I am not going to live forever. I must act on this insight.
I have therefore decided that the A Shares, which I currently own and which have the voting rights that provide control over Ferd, will be transferred to the ‘Ferd Foundation’ when I die, if not before. The Foundation will be set up either when I die, or when my enduring power of attorney enters into force, or because I decide to set up the Foundation while I am still capable of taking such a decision.
The Ferd Foundation, which will be a commercial foundation, will have as its main aim, to own the A Shares and to ensure that Ferd continues to exercise its societal responsibility. It will elect five of the seven members of the Board of Directors of Ferd Holding. The owners of the B Shares will appoint the two other members. The Board of Directors of Ferd Holding is the body that appoints the management team and takes the major decisions at Ferd.
The Ferd Foundation will have a board comprising five members, three of whom will be independent of the family, and the members of the Foundation’s board will re-elect themselves or bring in new independent members. The two branches of the Andresen family that own the B Shares will appoint one member each. There will be tight restrictions on selling B Shares and on dividends from Ferd. The Foundation will only need a special dividend in exceptional circumstances.

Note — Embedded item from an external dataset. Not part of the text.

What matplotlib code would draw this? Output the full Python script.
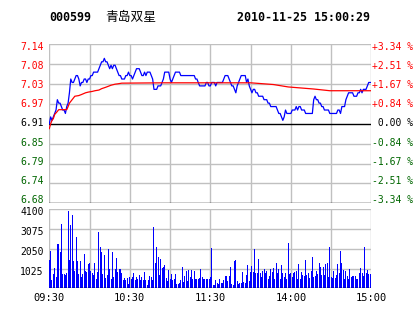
import numpy as np
import matplotlib
matplotlib.use("Agg")
import matplotlib.pyplot as plt
import matplotlib.transforms as mtransforms

# header
code = "000599"
name = "青岛双星"
stamp = "2010-11-25 15:00:29"
pre_close = 6.91
max_pct = 0.0334

price_labels = ["7.14", "7.08", "7.03", "6.97", "6.91", "6.85", "6.79", "6.74", "6.68"]
pct_labels = ["+3.34 %", "+2.51 %", "+1.67 %", "+0.84 %", " 0.00 %",
              "-0.84 %", "-1.67 %", "-2.51 %", "-3.34 %"]
vol_levels = [4100, 3075, 2050, 1025]
time_ticks = [0, 60, 120, 180, 240]
time_labels = ["09:30", "10:30", "11:30", "14:00", "15:00"]

# minute prices 09:30 - 11:30
price_am = [6.91, 6.93, 6.92, 6.93, 6.94, 6.95, 6.98, 6.97, 6.97, 6.96,
            6.95, 6.95, 6.94, 6.96, 6.97, 7.00, 7.04, 7.03, 7.03, 7.04,
            7.05, 7.05, 7.04, 7.02, 7.03, 7.03, 7.04, 7.04, 7.03, 7.04,
            7.04, 7.05, 7.05, 7.06, 7.06, 7.06, 7.06, 7.07, 7.08, 7.09,
            7.09, 7.10, 7.09, 7.09, 7.08, 7.07, 7.08, 7.07, 7.08, 7.08,
            7.07, 7.06, 7.05, 7.05, 7.04, 7.04, 7.04, 7.05, 7.05, 7.06,
            7.05, 7.05, 7.04, 7.05, 7.06, 7.07, 7.07, 7.07, 7.06, 7.05,
            7.05, 7.06, 7.05, 7.06, 7.06, 7.06, 7.05, 7.04, 7.01, 7.01,
            7.01, 7.02, 7.02, 7.02, 7.03, 7.04, 7.06, 7.06, 7.06, 7.06,
            7.04, 7.03, 7.04, 7.05, 7.06, 7.06, 7.06, 7.06, 7.05, 7.05,
            7.05, 7.05, 7.05, 7.05, 7.05, 7.05, 7.05, 7.05, 7.05, 7.04,
            7.04, 7.03, 7.02, 7.02, 7.02, 7.02, 7.02, 7.03, 7.03, 7.02,
            7.02]
# minute prices 13:01 - 15:00
price_pm = [7.03, 7.03, 7.03, 7.02, 7.03, 7.03, 7.03, 7.03, 7.03,
            7.04, 7.05, 7.05, 7.05, 7.04, 7.03, 7.02, 7.02, 7.01, 7.00,
            7.02, 7.03, 7.04, 7.05, 7.05, 7.05, 7.05, 7.03, 7.04, 7.02,
            7.01, 7.00, 7.01, 7.01, 7.00, 7.00, 6.99, 6.99, 6.99, 6.99,
            6.98, 6.98, 6.98, 6.97, 6.97, 6.96, 6.96, 6.96, 6.96, 6.96,
            6.95, 6.94, 6.94, 6.93, 6.92, 6.93, 6.95, 6.94, 6.94, 6.94,
            6.94, 6.95, 6.95, 6.95, 6.96, 6.95, 6.96, 6.96, 6.95, 6.95,
            6.95, 6.94, 6.94, 6.94, 6.94, 6.94, 6.94, 6.98, 6.99, 6.98,
            6.98, 6.97, 6.97, 6.96, 6.96, 6.95, 6.95, 6.95, 6.95, 6.94,
            6.94, 6.94, 6.94, 6.94, 6.94, 6.95, 6.95, 6.94, 6.96, 6.96,
            6.96, 6.98, 6.99, 7.00, 7.00, 7.00, 7.00, 6.99, 6.99, 6.99,
            7.00, 7.00, 7.01, 7.00, 7.01, 7.01, 7.01, 7.02, 7.03, 7.03,
            7.03]

# average price line, read at the minutes where it changes
avg_minute = [0, 1, 2, 3, 4, 6, 7, 13, 14, 15, 17, 18, 19, 22, 24, 27, 29, 32, 34, 37,
              39, 42, 44, 46, 49, 51, 54, 86, 150, 167, 178, 197, 209, 240]
avg_price = [6.896, 6.91, 6.92, 6.925, 6.937, 6.946, 6.951, 6.951, 6.96, 6.97,
             6.98, 6.985, 6.99, 6.992, 6.995, 7.0, 7.002, 7.004, 7.006, 7.008,
             7.012, 7.016, 7.019, 7.022, 7.025, 7.026, 7.028, 7.029, 7.029, 7.024,
             7.017, 7.011, 7.006, 7.006]

vol_am = [1470, 1940, 430, 740, 1050, 570, 2300, 2300, 1890, 3340,
          740, 740, 690, 810, 4010, 1470, 3290, 3810, 1400, 920,
          2660, 1400, 740, 1420, 570, 740, 1780, 920, 850, 1260,
          1300, 920, 810, 680, 1300, 500, 830, 2900, 2160, 1890,
          740, 1730, 520, 710, 2040, 990, 500, 1890, 590, 990,
          1560, 850, 990, 990, 810, 450, 520, 410, 540, 220,
          570, 470, 600, 800, 410, 600, 470, 710, 430, 600,
          410, 860, 430, 190, 430, 640, 570, 430, 3180, 1300,
          2140, 1610, 680, 1500, 1070, 1120, 1190, 520, 380, 950,
          500, 740, 430, 500, 730, 220, 220, 260, 430, 1090,
          330, 640, 880, 400, 950, 610, 950, 500, 920, 500,
          470, 500, 540, 990, 600, 500, 470, 500, 500, 500,
          570]
vol_pm = [2090, 160, 160, 430, 260, 210, 470, 300, 260, 430,
          640, 640, 400, 640, 1120, 220, 160, 1420, 1470, 400,
          210, 300, 300, 850, 330, 300, 690, 1210, 400, 870,
          1160, 870, 2040, 810, 810, 1500, 810, 600, 880, 990,
          780, 900, 470, 640, 990, 850, 1040, 500, 1300, 780,
          990, 470, 1210, 810, 600, 810, 500, 2370, 740, 810,
          600, 810, 850, 880, 500, 1260, 470, 870, 690, 640,
          1470, 690, 810, 520, 920, 1630, 600, 640, 880, 740,
          1300, 1120, 690, 1120, 690, 1260, 1330, 600, 2140, 570,
          520, 920, 550, 670, 1260, 780, 1940, 1300, 950, 500,
          920, 640, 500, 990, 600, 620, 620, 640, 470, 470,
          800, 1060, 810, 640, 2140, 780, 950, 740, 740, 1990]

price = np.array(price_am + price_pm)
vol = np.array(vol_am + vol_pm)
minutes = np.arange(len(price))

W, H = 414, 314
GRID = "#c0c0c0"
RED = "#ff0000"
GREEN = "#006600"
BLUE = "#0000ff"
MONO = "DejaVu Sans Mono"


def box(l, t, r, b):
    return [l / W, 1 - b / H, (r - l) / W, (b - t) / H]


fig = plt.figure(figsize=(W / 100, H / 100), dpi=100)
fig.patch.set_facecolor("white")
ax = fig.add_axes(box(49.3, 44.3, 371.4, 203.3))
axv = fig.add_axes(box(49.3, 209.3, 371.4, 288.3))

for a in (ax, axv):
    a.set_xlim(0, 240)
    for s in a.spines.values():
        s.set_visible(False)
    a.set_xticks([])
    a.set_yticks([])
    for m in range(0, 241, 30):
        a.axvline(m, color=GRID, lw=1, zorder=0)

# price panel
lo, hi = pre_close * (1 - max_pct), pre_close * (1 + max_pct)
ax.set_ylim(lo, hi)
levels = np.linspace(hi, lo, 9)
for i, lv in enumerate(levels):
    black = i in (4, 8)
    ax.axhline(lv, color="black" if black else GRID, lw=1, zorder=0 if not black else 1)

ax.plot(minutes, price, color=BLUE, lw=0.9, zorder=3)
ax.plot(avg_minute, avg_price, color=RED, lw=0.9, zorder=4)

for i in range(9):
    col = RED if i < 4 else ("black" if i == 4 else GREEN)
    yf = 0.983 - i * (0.962 / 8)
    ax.text(-0.017, yf, price_labels[i], transform=ax.transAxes, ha="right", va="center",
            color=col, fontsize=7, family=MONO)
    ax.text(1.002, yf, pct_labels[i], transform=ax.transAxes, ha="left", va="center",
            color=col, fontsize=7, family=MONO)

# volume panel
axv.set_ylim(0, 4100)
axv.bar(minutes, vol, width=0.75, color=BLUE, linewidth=0, zorder=2, antialiased=False)
for lv in vol_levels:
    axv.axhline(lv, color=GRID, lw=1, zorder=0)
axv.axhline(0, color="black", lw=1, zorder=3)
off = mtransforms.ScaledTranslation(0, -3 / 100, fig.dpi_scale_trans)
for lv in vol_levels:
    axv.text(-0.017, lv, str(lv), transform=mtransforms.blended_transform_factory(axv.transAxes, axv.transData) + off,
             ha="right", va="center", fontsize=7, family=MONO, color="black")
for m, lab in zip(time_ticks, time_labels):
    axv.text(m, -0.127, lab, transform=mtransforms.blended_transform_factory(axv.transData, axv.transAxes),
             ha="center", va="center", fontsize=7.5, family=MONO, color="black")

# title row
ty = 1 - 17.5 / H
fig.text(49.3 / W, ty, code, ha="left", va="center", fontsize=8.4, family=MONO, weight="bold")
fig.text(105 / W, ty, name, ha="left", va="center", fontsize=9.2, family=["Noto Sans CJK SC", "DejaVu Sans"])
fig.text(237.3 / W, ty, stamp, ha="left", va="center", fontsize=8.4, family=MONO, weight="bold")

fig.savefig("out.png", dpi=100, facecolor="white")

By the time you read this, the four documents that will ensure the future corporate governance of Ferd will have been signed. These are the Shareholder Agreement, my Enduring Power of Attorney and the Foundation Incorporation Document, and my Will and Testament. By the way, if you have now looked up what an Enduring Power of Attorney is and are wondering if you need one, I would say you definitely do.
I think it is right to set up a foundation that can ensure that Ferd in its entirety continues to develop in accordance with the same vision and aspirational values for three reasons:
First, we at Ferd and I personally are now starting to believe what you tell us, namely that we abide by our vision of ‘creating enduring value and leaving clear footprints’ and that in this sense Ferd is unique, not just in Norway. We believe that people who want to work at Ferd have a unique combination of values and potential that they think belong at Ferd. We believe it when banks and advisors say that business owners choose us as partners not because we always promise or pay the most, but because working with us provides the best conditions for them to create value. And we believe it when we hear that even public sector employees say that they are pleased that we take on the responsibilities that we do. The Ferd Foundation will increase the probability that we will be able to continue like this for all eternity, including once I am gone, and regardless of who comes after me.
Secondly, Ferd has achieved systemic value, which is something we also hear others say. Put simply, the value of the Ferd system is far greater than the sum of its parts. But this is not only a question simply of ensuring that the control of Ferd does not become too fragmented, it is also important to develop a self-propelled system with a management team that continues this, regardless of the shareholders’ involvement. A foundation now makes this possible. In terms of the question of which companies we own, either fully or in part, at any given point – we need to have enough self-awareness to continually challenge ourselves in order to understand whether we are still the best owner for our businesses.
My third reason is that I am immodest enough to say that Norway needs a system such as Ferd. Yes, Norway is a rich country, but the share of private ownership in Norway is one of the lowest in Europe. This means that in order to maintain and develop the welfare state in Norway, we continue to be extremely dependent on the revenue from the North Sea, and increasingly on the country’s Oil Fund continuing to grow in value. Private sector value creation is nowhere near enough to pay for the welfare system we have built. Therefore, those of us who take the risk and initiative to buy and develop businesses in Norway and the Nordic region that have global ambitions and that create value here and pay taxes here, are in relative terms much more valuable in Norway than we would be in other countries. With the support of the Ferd Foundation, Ferd is ensured a clear mandate to continue to take initiatives in the societies in which we operate, and also to continue to contribute far beyond its legal responsibilities, as we have done through our work on social entrepreneurship since 2007.
Moreover, in this respect, as our small family who are Ferd’s shareholders is already very fortunate, I am more concerned with the 24,000 families that our employees are part of, and that are of equal value regardless of their country of residence. The contribution of these families to Ferd and our businesses is far greater than the contribution of our family. At the same time, the Andresen family will continue to have both a significant interest and a major responsibility for Ferd continuing to create value in many areas, and the family will continue to contribute to Ferd’s vision. These insights are part of the rationale for the decision to set up the Ferd Foundation.
I am still going strong and I am full of ideas, so there will be many opportunities to do new things and to put Ferd on an even steadier course. But now it’s almost the Christmas break and time to be with our nearest and dearest – rather than thinking about systems. Everything in its own time.
Merry Christmas, with every hope for a more peaceful year in 2024.